Posted on 20 Jan 2016 by Jonny Williamson

Sheffield Forgemasters has said that it will be cutting up to 100 jobs today, swiftly following Tata Steel’s confirmation on Monday that 1,050 jobs were to be cut.

Sheffield Forgemasters cites slowing global economic growth, reduced activity in the oil and gas sector, and plummeting steel prices on the world market as contributing factors leading to this business “restructure”.

Sheffield Forgemasters 2The company also highlights “acute pricing pressure” from international competitors combined with high UK energy costs as key factors, adding that it remains focused on “long-term objectives”, despite the “essential redundancies”.

Chairman, Tony Pedder commented: “The storm clouds which seem to gather periodically over the steel and steel-related sectors are once again evident.

“Of particular concern has been reduced activity in the traditional oil and gas sector with oil prices down to a level that is deferring much potential new investment.

“This combined with a slowing of global economic growth has led to a scarcity of orders for our engineering products and an international collapse in steel prices, affecting our ingot and bar sales.”

With Sheffield Forgemasters also announcing a loss of £9.4m for the financial year 2014, chief executive, Dr Graham Honeyman noted: “This is undoubtedly a long period of industry contraction with major recovery seemingly still some way in the future.”

He added: “It is unfortunate that we have had to announce redundancy plans, but these are to preserve the majority of jobs here in Sheffield and are very much viewed as a short-term necessity.

“We anticipate retirements and voluntary redundancies will make up part of the process. with an emphasis on relocation within the company where applicable.”

Founded more than 200 years ago, Sheffield Forgemasters has an almost 800-strong workforce.

Gareth Stace, new director, UK Steel.
Gareth Stace, director, UK Steel.

Commentating on today’s announcement, director of UK Steel, Gareth Stace said: “Sheffield Forgemasters is at the forefront of cutting-edge design and engineering, and is a global leader in supplying critical components into the nuclear market around the world.

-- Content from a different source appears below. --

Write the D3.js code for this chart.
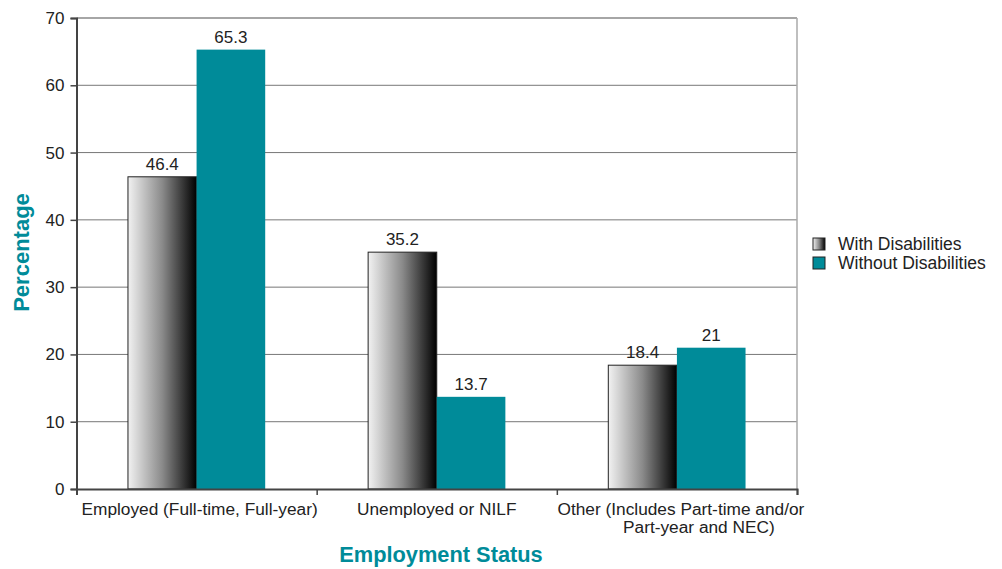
<!DOCTYPE html>
<html>
<head>
<meta charset="utf-8">
<script src="https://cdn.jsdelivr.net/npm/d3@7"></script>
<style>
  body { margin: 0; background: #fff; }
  svg text { font-family: "Liberation Sans", Arial, sans-serif; }
</style>
</head>
<body>
<svg id="chart" width="1002" height="569"></svg>
<script>
// data
var categories = ["Employed (Full-time, Full-year)", "Unemployed or NILF", "Other (Includes Part-time and/or\nPart-year and NEC)"];
var series = ["With Disabilities", "Without Disabilities"];
var withDis = [46.4, 35.2, 18.4];
var withoutDis = [65.3, 13.7, 21];
var labelsWith = ["46.4", "35.2", "18.4"];
var labelsWithout = ["65.3", "13.7", "21"];
var yTicks = [0, 10, 20, 30, 40, 50, 60, 70];

var teal = "#008b99";
var svg = d3.select("#chart");
var margin = {top: 18, left: 76.5, right: 205, bottom: 80};
var width = 1002 - margin.left - margin.right,
    height = 569 - margin.top - margin.bottom;

// gradient za sive stolpce
var defs = svg.append("defs");
var grad = defs.append("linearGradient").attr("id", "gray").attr("x1", "0").attr("x2", "1");
grad.append("stop").attr("offset", "0").attr("stop-color", "#f2f2f2");
grad.append("stop").attr("offset", "0.5").attr("stop-color", "#8a8a8a");
grad.append("stop").attr("offset", "1").attr("stop-color", "#000");

var g = svg.append("g").attr("transform", "translate(" + margin.left + "," + margin.top + ")");

var x = d3.scaleBand().domain(d3.range(categories.length)).range([0, width]).paddingInner(0).paddingOuter(0);
var x1 = d3.scaleBand().domain(d3.range(series.length)).range([0, x.bandwidth()]).paddingInner(0).paddingOuter(0.75);
var y = d3.scaleLinear().domain([0, 70]).range([height, 0]);

// mreza
g.append("g")
  .selectAll("line")
  .data(yTicks.slice(1, -1))
  .join("line")
    .attr("x1", 0).attr("x2", width)
    .attr("y1", d => y(d)).attr("y2", d => y(d))
    .attr("stroke", "#777").attr("stroke-width", 1);

// okvir zgoraj in desno
g.append("line").attr("x1", 0).attr("x2", width).attr("y1", y(70)).attr("y2", y(70))
  .attr("stroke", "#888").attr("stroke-width", 1.5);
g.append("line").attr("x1", width).attr("x2", width).attr("y1", y(70)).attr("y2", height)
  .attr("stroke", "#aaa").attr("stroke-width", 1.5);

// stolpci
var groups = g.append("g").selectAll("g")
  .data(categories.map((c, i) => ({i: i, vals: [withDis[i], withoutDis[i]], labs: [labelsWith[i], labelsWithout[i]]})))
  .join("g")
    .attr("transform", d => "translate(" + x(d.i) + ",0)");

groups.selectAll("rect")
  .data(d => d.vals.map((v, k) => ({k: k, v: v})))
  .join("rect")
    .attr("x", d => x1(d.k))
    .attr("y", d => y(d.v))
    .attr("width", x1.bandwidth())
    .attr("height", d => height - y(d.v))
    .attr("fill", d => d.k == 0 ? "url(#gray)" : teal)
    .attr("stroke", d => d.k == 0 ? "#222" : "none")
    .attr("stroke-width", 1);

groups.selectAll("text")
  .data(d => d.vals.map((v, k) => ({k: k, v: v, lab: d.labs[k]})))
  .join("text")
    .attr("x", d => x1(d.k) + x1.bandwidth() / 2)
    .attr("y", d => y(d.v) - 7)
    .attr("text-anchor", "middle")
    .attr("font-size", 17)
    .attr("fill", "#222")
    .text(d => d.lab);

// osi
var yAxis = g.append("g")
  .call(d3.axisLeft(y).tickValues(yTicks).tickSize(6).tickPadding(6));
yAxis.select(".domain").attr("stroke", "#444").attr("stroke-width", 2);
yAxis.selectAll(".tick line").attr("stroke", "#444").attr("stroke-width", 1.5);
yAxis.selectAll(".tick text").attr("font-size", 17).attr("fill", "#222")
  .attr("font-family", "Liberation Sans, Arial, sans-serif");

var xAxis = g.append("g")
  .attr("transform", "translate(0," + height + ")")
  .call(d3.axisBottom(d3.scaleLinear().domain([0, 3]).range([0, width])).tickValues([0, 1, 2, 3]).tickSize(6).tickFormat(""));
xAxis.select(".domain").attr("stroke", "#444").attr("stroke-width", 2);
xAxis.selectAll(".tick line").attr("stroke", "#444").attr("stroke-width", 1.5);

var catOffsets = [[3], [0], [4, 22]];
g.append("g").selectAll("text")
  .data(categories)
  .join("text")
    .attr("text-anchor", "middle")
    .attr("font-size", 17.3)
    .attr("fill", "#222")
    .each(function(d, i) {
      var lines = d.split("\n");
      var t = d3.select(this);
      lines.forEach((ln, j) => {
        t.append("tspan")
          .attr("x", x(i) + x.bandwidth() / 2 + catOffsets[i][j])
          .attr("y", height + 26 + j * 18)
          .text(ln);
      });
    });

// naslovi osi
svg.append("text")
  .attr("transform", "translate(29," + (margin.top + height / 2 - 1) + ") rotate(-90)")
  .attr("text-anchor", "middle")
  .attr("font-size", 22).attr("font-weight", "bold").attr("fill", teal)
  .text("Percentage");

svg.append("text")
  .attr("x", 441).attr("y", 562)
  .attr("text-anchor", "middle")
  .attr("font-size", 21.8).attr("font-weight", "bold").attr("fill", teal)
  .text("Employment Status");

// legenda
var legend = svg.append("g").attr("transform", "translate(813,238)");
series.forEach((s, i) => {
  legend.append("rect")
    .attr("x", 0).attr("y", i * 19)
    .attr("width", 12).attr("height", 12)
    .attr("fill", i == 0 ? "url(#gray)" : teal)
    .attr("stroke", "#222").attr("stroke-width", 1);
  legend.append("text")
    .attr("x", 25).attr("y", i * 19 + 12)
    .attr("font-size", 17.5).attr("fill", "#222")
    .text(s);
});
</script>
</body>
</html>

“These significant job losses for the company highlight that there isn’t an area of steel that is off limits to the mix of extreme pressures the sector is facing. Government continues to claim that manufacturing is the back bone of the UK economy and it must therefore act to ensure no further highly skilled jobs are lost.

Stace continued: “Furthermore, it is deeply concerning that the new nuclear site, planned at Hinkley Point will not be mandated to use British steel. Government cannot afford to let up on ensuring that all major procurement projects, from nuclear sites to tidal barrages and airports, all use British steel.

“The Government’s review of business rates could significantly reduce the multi million pound bill plants have to pay and this action must take place now, before further jobs are lost. Government is also wrong to say there is nothing that they can do about price of steel – a major cause of problem is Chinese dumping.

“A concerted effort by Government working in Brussels and Beijing can even now have a critical and positive impact.”